Robert Cade - Legacy

Legacy

Through 2007, the University of Florida has realized over $150 million from its share of the Gatorade royalties. Cade and his associates' share of the royalties is undisclosed, the majority of their rights having been sold to Stokely-Van Camp. After the settlement, Cade continued to work for the university, and the college of medicine named him professor emeritus of nephrology upon his retirement in 2004. In April 2007, several months before his death, the University Athletic Association inducted Cade into the University of Florida Athletic Hall of Fame as an "honorary letter winner."

Gatorade, now owned by PepsiCo, is today sold in some eighty countries and over fifty various flavors. In stark contrast to the forty-three dollars that Cade and his team spent to make the first experimental batch of Gatorade in 1965, Gatorade prompted the evolution of a multi-billion dollar sports drink industry in the years that followed; as of 2007, over seven billion bottles of Gatorade were being sold annually in the United States. While he was surprised by its commercial success as a sports drink, Cade took greater pride in Gatorade's use in hospitals, in post-operative recovery and to treat diarrhea in children. Cade's other research included hypertension, exercise physiology, autism, schizophrenia and kidney disease. His research into carbo-loading substantiated the early claims of Swedish researchers, and he also invented a hydraulic football helmet that substantially reduced the risk of concussion to football players.

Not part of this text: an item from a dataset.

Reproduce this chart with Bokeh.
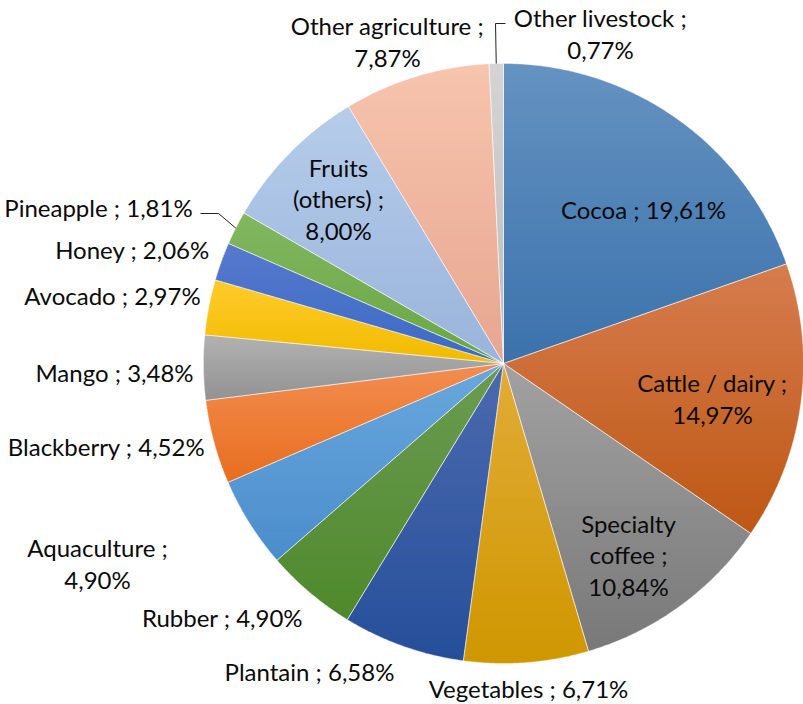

Cade was an active, lifelong member of the Lutheran church, and he was recognized by the church with its Wittenberg Award in 1991. He gave generously to many Lutheran colleges and organizations. In their later years, Cade and his wife established the Gloria Dei Foundation, an organization that makes grants to aid the "poor and underserved."

Cade was a talented violinist who sometimes played with local symphony orchestras. Cade acquired collections of more than thirty violins and more than sixty vintage Studebaker automobiles. He and his wife continued to live in the same Gainesville house that they owned before the financial success of Gatorade. On November 27, 2007, Cade died of kidney failure, at the age of 80, in Gainesville. He was survived by his wife Mary, their six children, twenty grandchildren and eight great-grandchildren.

The Cade Museum Foundation, established in 2004 and chaired by Cade's daughter, Phoebe Cade Miles, is raising funds to build The Cade Museum for Innovation and Invention in Gainesville, with a groundbreaking planned for 2015.